Which strategy fits a lean fintech team?
Most fintechs evaluating stablecoin infrastructure aren't choosing between a $1.8 billion acquisition and a global partner network. They're choosing between three realistic paths, each with a real cost.
Build in-house. Full control, no vendor dependency, no recurring platform fees. But you're now responsible for key management, multi-chain integrations, sanctions screening, audit trails, and every future compliance requirement in every market you touch, the same operational surface Mastercard just paid $1.8 billion to acquire pre-built. For a small team, this is rarely the first move. It's the move you make once you already know exactly what you need.
Partner with a rail provider. This is Visa's playbook, scaled down. You move fast, ship a stablecoin feature in weeks instead of quarters, and let a specialist absorb the compliance burden. The tradeoff is the one Visa itself manages at scale: your product now depends on someone else's uptime, someone else's licensing status in each jurisdiction, and someone else's decision about which chains and assets to support. If your provider loses a license in a market you serve, that's your outage.

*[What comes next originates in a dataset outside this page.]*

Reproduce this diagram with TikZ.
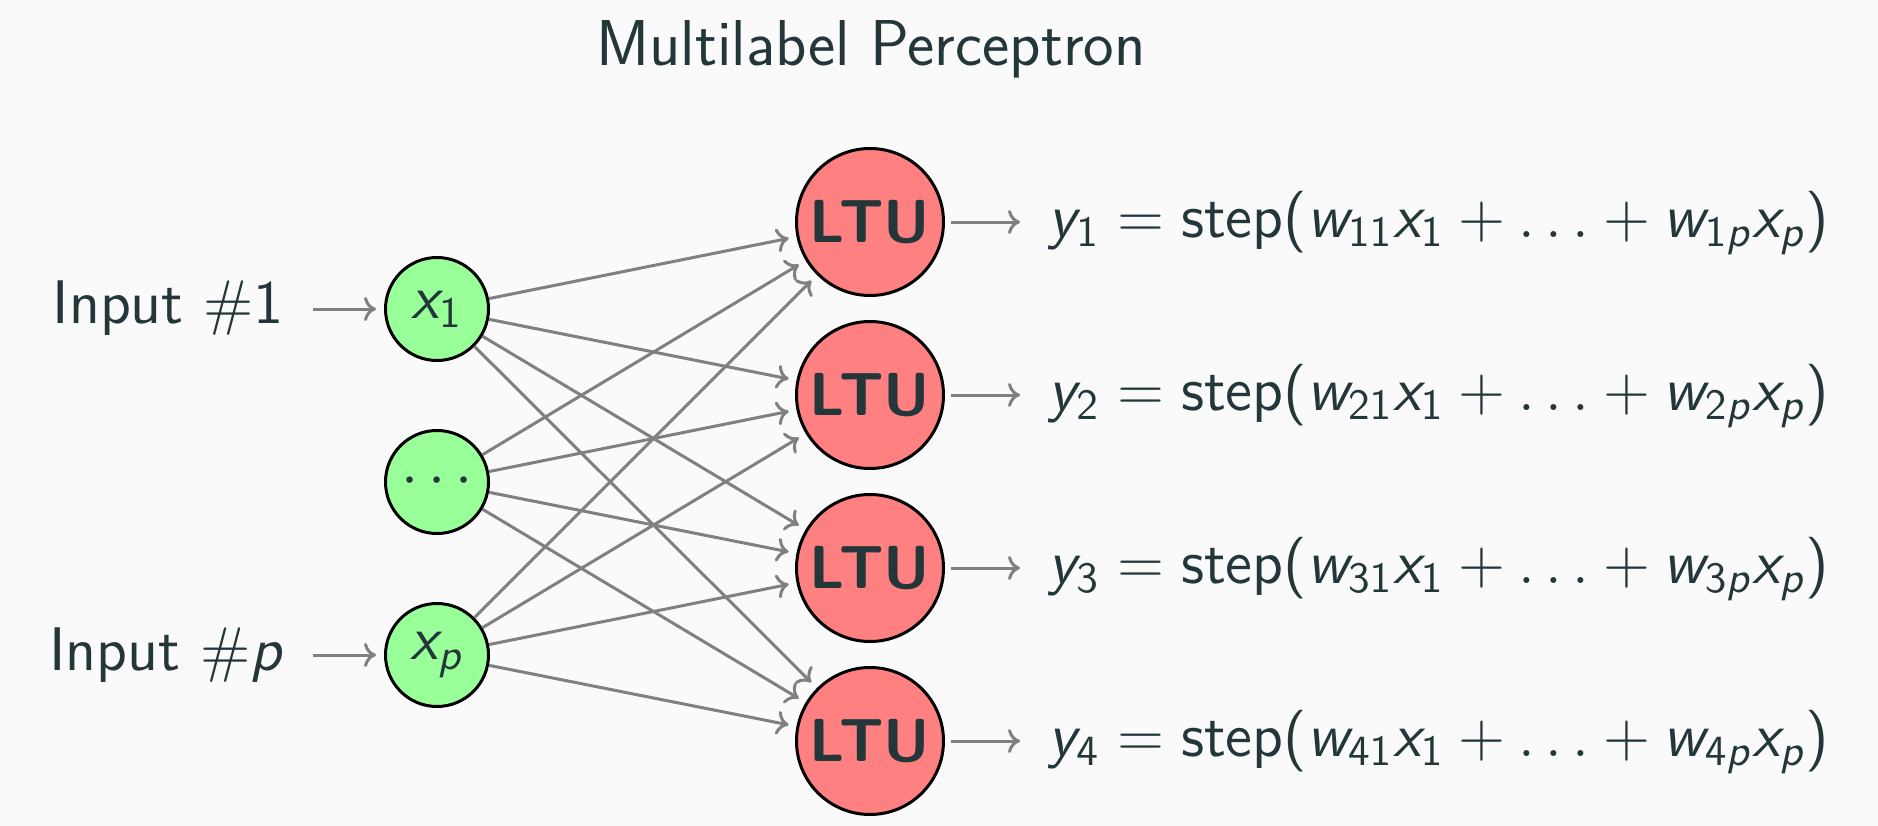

Buy or license infrastructure you control. This is the middle path, and it's where most lean fintech teams building for APAC/MENA actually land: infrastructure that gives you the ownership properties of building in-house, your keys, your data, your compliance posture, without the multi-year engineering cost of building custody, signing, and chain integrations from zero.
The deciding factor isn't company size. It's how much of your custody and compliance posture you can afford to depend on someone else's roadmap. The table below is a rough guide, not a rulebook, for where a team is likely to land based on stage and market exposure:
| Team profile | Typical stage | Regulatory exposure | Likely fit |
|---|---|---|---|
| Pre-product / MVP, single market, low transaction value | Pre-seed to seed | Low (one light-touch jurisdiction) | Partner. Ship fast, validate demand, defer infrastructure investment |
| Live product, one or two regulated markets (e.g. Japan, Brazil, UAE), handling real client funds | Seed to Series A | Medium to high (custody segregation, audit trail requirements) | Buy/license infrastructure you control. Need demonstrable custody without a multi-year build |
| Multi-market APAC/MENA operator, exchange, neobank, or payment gateway with existing compliance team | Series A and beyond | High (multiple regulators, cross-border FX rules, VASP licensing) | Buy/license, moving toward in-house over time as volume justifies it |
| Category leader with balance sheet to absorb a multi-year build or acquisition | Growth stage / public | Very high, but well-resourced to manage it | Build or acquire. Mastercard's own playbook |
Most of Fystack's own customer base sits in the second and third rows: teams that are past the "just ship something" stage but nowhere near the point where a nine-figure acquisition makes sense.
The architecture lesson that doesn't change with strategy
Whichever path a team picks, one requirement shows up in every regulatory framework we've reviewed this year: custody has to be demonstrable, not just described.
Brazil's BCB Resolution 520 requires segregation between client and firm funds to be provable at the on-chain and key-management level. Accounting records alone don't satisfy the regulator. Japan's equivalence test for foreign stablecoins runs through four pillars, including audited reserve management and the technical capability to freeze transactions. Neither framework cares whether your stablecoin capability came from an acquisition, a partner integration, or in-house code. They care whether you can show your work.
That's the trap in the partner-only path: outsourcing the feature is fine. Outsourcing the evidence, the ability to prove, on demand, who controls which keys and where client funds actually sit, puts you one vendor incident away from a compliance problem that's legally yours, not theirs.
Where Fystack fits
Fystack's self-hosted custody infrastructure exists for the fintechs sitting in that middle path: teams that want the speed of not building from scratch, without handing over the one thing regulators actually ask for, demonstrable control over keys and client assets.
That means MPC-based key management you deploy and operate yourself, multi-chain wallet support built for the assets APAC and MENA regulators actually ask about, and an architecture designed to produce the audit evidence frameworks like Brazil's BCB resolutions or Japan's PSA equivalence test require, without a multi-year build.
If you're weighing build, partner, or buy for your own stablecoin roadmap, get in touch. We're happy to walk through where the tradeoffs actually land for your market and stage.
FAQ
Did Visa also acquire a stablecoin company, like Mastercard did with BVNK?
No. As of mid-2026, Visa has not made a comparable acquisition. It has expanded a multi-chain settlement pilot and grown volume through partners such as Rain, Reap, and Bridge, who own their own stablecoin infrastructure and plug into Visa's network.
Is Mastercard's BVNK deal already closed?
No. The deal was announced on March 17, 2026 and is expected to close before the end of 2026, subject to regulatory approval.
Does partnering with a stablecoin rail provider satisfy custody regulations like Brazil's or Japan's?
Partnering can satisfy the product requirement, but regulators generally hold the licensed or serving entity accountable for demonstrating custody controls, not just naming a vendor. Review the specific framework (see our Brazil and Japan breakdowns above) before assuming a partner integration covers your compliance obligation.